----- Material provided

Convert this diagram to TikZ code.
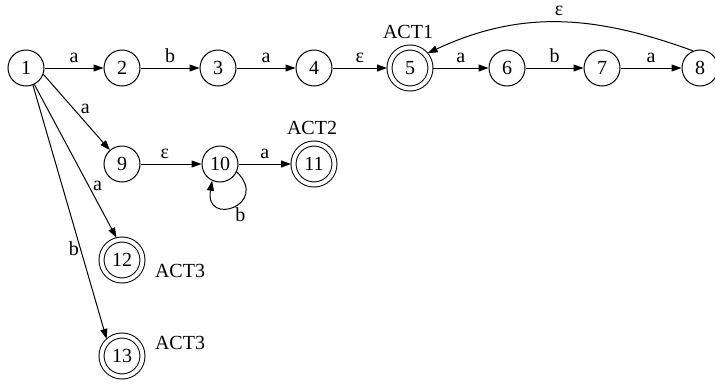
\documentclass[tikz,border=0pt]{standalone}
\usepackage{fontspec}
\setmainfont{Liberation Serif}
\usetikzlibrary{arrows.meta}

\begin{document}
\begin{tikzpicture}
      [%%%%%%%%%%%%%%%%%%%%%%%%%%%%%%
      x=1pt,y=1pt,
      every node/.style={font=\fontsize{20}{22}\selectfont},
      circ/.style={circle,draw=black,line width=1pt,minimum size=36pt,inner sep=0pt},
      dcirc/.style={circ,double,double distance=4pt,minimum size=41pt,outer sep=2.5pt},
      arr/.style={line width=1pt,-{Triangle[length=10pt,width=7pt]}},
      lab/.style={inner sep=1pt},
      toplab/.style={lab,anchor=base,yshift=6pt},
      ]%%%%%%%%%%%%%%%%%%%%%%%%%%%%%%

      \clip (0,0) rectangle (715,-383);

      \foreach \i/\x in {1/26,2/122,3/218,4/314,6/507,7/602,8/700}
        \node[circ] (s\i) at (\x,-68) {\i};
      \node[dcirc] (s5) at (410,-68) {5};
      \node[circ] (s9) at (122,-164) {9};
      \node[circ] (s10) at (220,-164) {10};
      \node[dcirc] (s11) at (314,-164) {11};
      \node[dcirc] (s12) at (122,-260) {12};
      \node[dcirc] (s13) at (122,-356) {13};

      \node (act1) at (408,-32) {ACT1};
      \node (act2) at (312,-128) {ACT2};
      \node (act3a) at (180,-271) {ACT3};
      \node (act3b) at (180,-343) {ACT3};

      \foreach \a/\b/\t in {1/2/a,2/3/b,3/4/a,4/5/ε,5/6/a,6/7/b,7/8/a}
        \draw[arr] (s\a) -- node[toplab,midway]{\t} (s\b);

      \draw[arr] (s1.-20) -- node[lab,pos=0.45,right=6pt]{a} (s9);
      \draw[arr] (s1.-63) -- node[lab,pos=0.66,right=3pt]{a} (s12.104);
      \draw[arr] (s1.-68) -- node[lab,pos=0.645,left=0pt]{b} (s13.132);

      \draw[arr] (s9) -- node[toplab,pos=0.4]{ε} (s10);
      \draw[arr] (s10) -- node[toplab,midway]{a} (s11);
      \draw[arr] (s10.-25) .. controls +(-45:47) and +(-100:47) .. (s10.-115)
        node[lab,pos=0.5,below right=0pt]{b};

      \draw[arr] (s8.112) to[out=160,in=25] node[lab,midway,above=5pt]{ε} (s5.40);
    \end{tikzpicture}
\end{document}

----------

== Task statement ==
Copy out all the data without changing anything, and drop the pictures.

== Task solution ==
Convert this diagram to TikZ code.
\documentclass[tikz,border=0pt]{standalone}
\usepackage{fontspec}
\setmainfont{Liberation Serif}
\usetikzlibrary{arrows.meta}

\begin{document}
\begin{tikzpicture}
      [%%%%%%%%%%%%%%%%%%%%%%%%%%%%%%
      x=1pt,y=1pt,
      every node/.style={font=\fontsize{20}{22}\selectfont},
      circ/.style={circle,draw=black,line width=1pt,minimum size=36pt,inner sep=0pt},
      dcirc/.style={circ,double,double distance=4pt,minimum size=41pt,outer sep=2.5pt},
      arr/.style={line width=1pt,-{Triangle[length=10pt,width=7pt]}},
      lab/.style={inner sep=1pt},
      toplab/.style={lab,anchor=base,yshift=6pt},
      ]%%%%%%%%%%%%%%%%%%%%%%%%%%%%%%

      \clip (0,0) rectangle (715,-383);

      \foreach \i/\x in {1/26,2/122,3/218,4/314,6/507,7/602,8/700}
        \node[circ] (s\i) at (\x,-68) {\i};
      \node[dcirc] (s5) at (410,-68) {5};
      \node[circ] (s9) at (122,-164) {9};
      \node[circ] (s10) at (220,-164) {10};
      \node[dcirc] (s11) at (314,-164) {11};
      \node[dcirc] (s12) at (122,-260) {12};
      \node[dcirc] (s13) at (122,-356) {13};

      \node (act1) at (408,-32) {ACT1};
      \node (act2) at (312,-128) {ACT2};
      \node (act3a) at (180,-271) {ACT3};
      \node (act3b) at (180,-343) {ACT3};

      \foreach \a/\b/\t in {1/2/a,2/3/b,3/4/a,4/5/ε,5/6/a,6/7/b,7/8/a}
        \draw[arr] (s\a) -- node[toplab,midway]{\t} (s\b);

      \draw[arr] (s1.-20) -- node[lab,pos=0.45,right=6pt]{a} (s9);
      \draw[arr] (s1.-63) -- node[lab,pos=0.66,right=3pt]{a} (s12.104);
      \draw[arr] (s1.-68) -- node[lab,pos=0.645,left=0pt]{b} (s13.132);

      \draw[arr] (s9) -- node[toplab,pos=0.4]{ε} (s10);
      \draw[arr] (s10) -- node[toplab,midway]{a} (s11);
      \draw[arr] (s10.-25) .. controls +(-45:47) and +(-100:47) .. (s10.-115)
        node[lab,pos=0.5,below right=0pt]{b};

      \draw[arr] (s8.112) to[out=160,in=25] node[lab,midway,above=5pt]{ε} (s5.40);
    \end{tikzpicture}
\end{document}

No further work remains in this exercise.